Deep space is not as silent as we have been led to believe. Every few minutes a pair of black holes smash into each other. These cataclysms release ripples in the fabric of spacetime known as gravitational waves. Now Monash University scientists have developed a way to listen in on these events. The gravitational waves from black hole mergers imprint a distinctive whooping sound in the data collected by gravitational-wave detectors. The new technique is expected to reveal the presence of thousands of previously hidden black holes by teasing out their faint whoops from a sea of static.

Last year, in one of the biggest astronomical discoveries of the 21st century, LIGO Scientific Collaboration (LSC) and Virgo Collaboration researchers measured gravitational waves from a pair of merging neutron stars.

Drs Eric Thrane and Rory Smith, from the ARC Centre of Excellence for Gravitational Wave Discovery (OzGrav) and Monash University, were part of the team involved in last year’s discovery and were also part of the team involved in the detection of first gravitational-wave discovery in 2015, when ripples in the fabric of space time generated by the collision of two black holes in the distant Universe were first witnessed, confirming Albert Einstein’s 1915 general theory of relativity.

To date, there have been six confirmed, or gold plated, gravitational-wave events announced by the LIGO and Virgo Collaborations.
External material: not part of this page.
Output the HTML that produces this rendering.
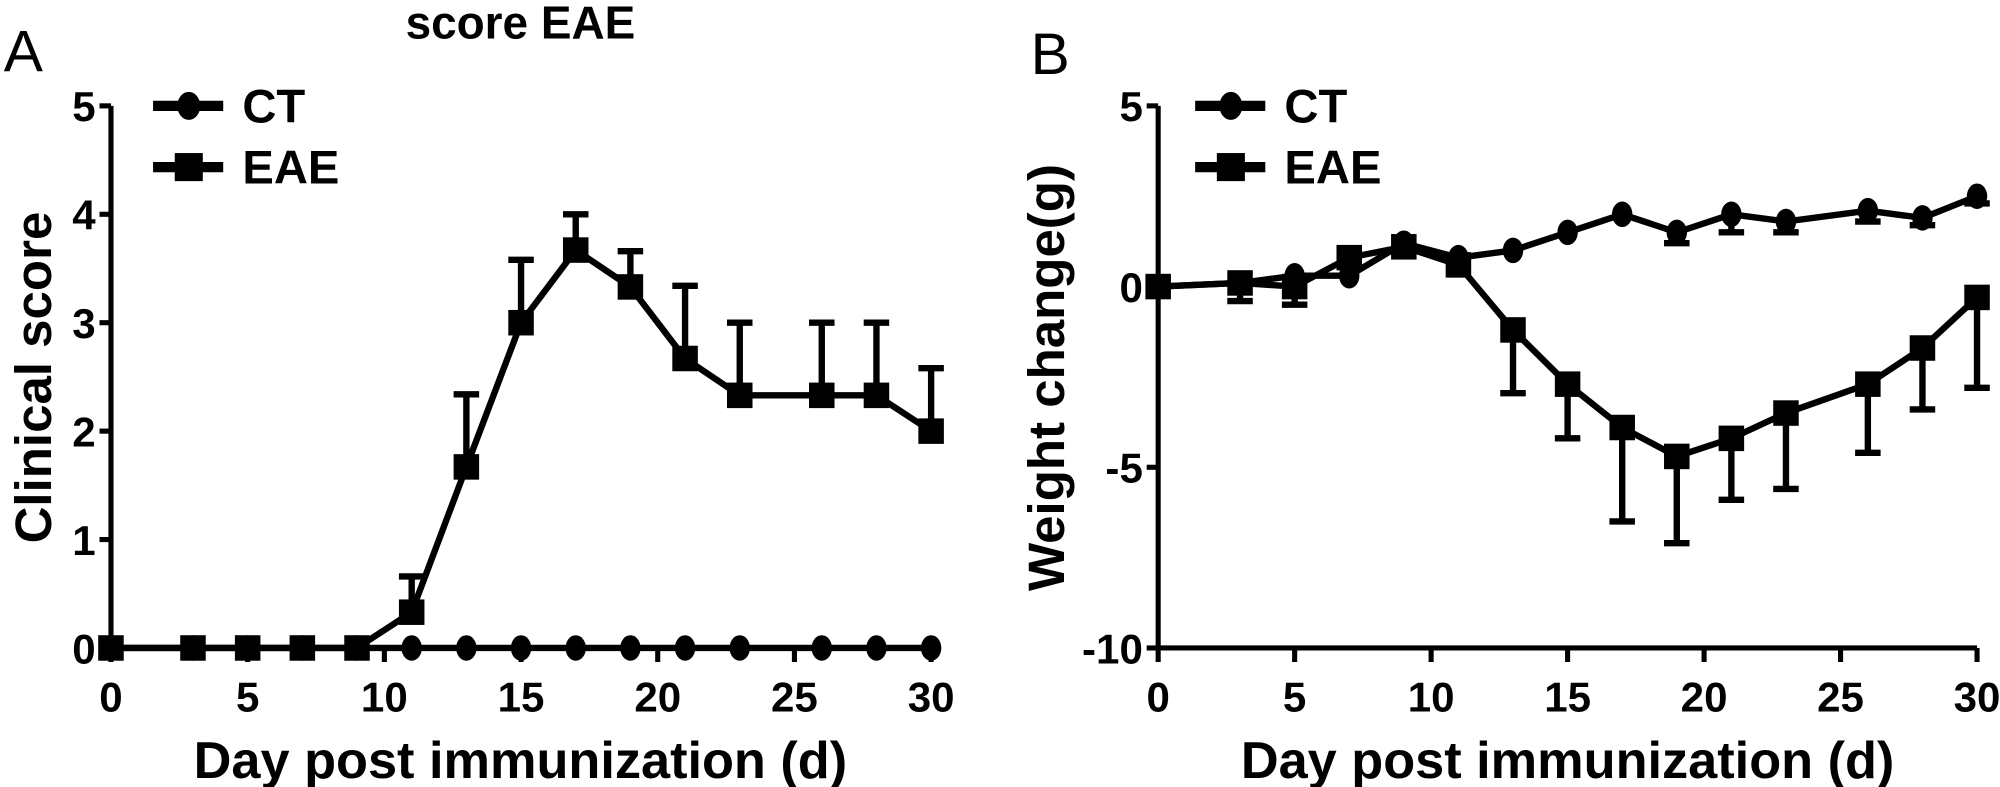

However there are, according to Dr Thrane, more than 100,000 gravitational wave events every year too faint for LIGO and Virgo to unambiguously detect. The gravitational waves from these mergers combine to create a gravitational-wave background. While the individual events that contribute to it cannot be resolved individually, researchers have sought for years to detect this quiet gravitational-wave hum.

In a landmark paper in the US journal, Physical Review X, the two researchers have developed a new, more sensitive way of searching for the gravitational-wave background.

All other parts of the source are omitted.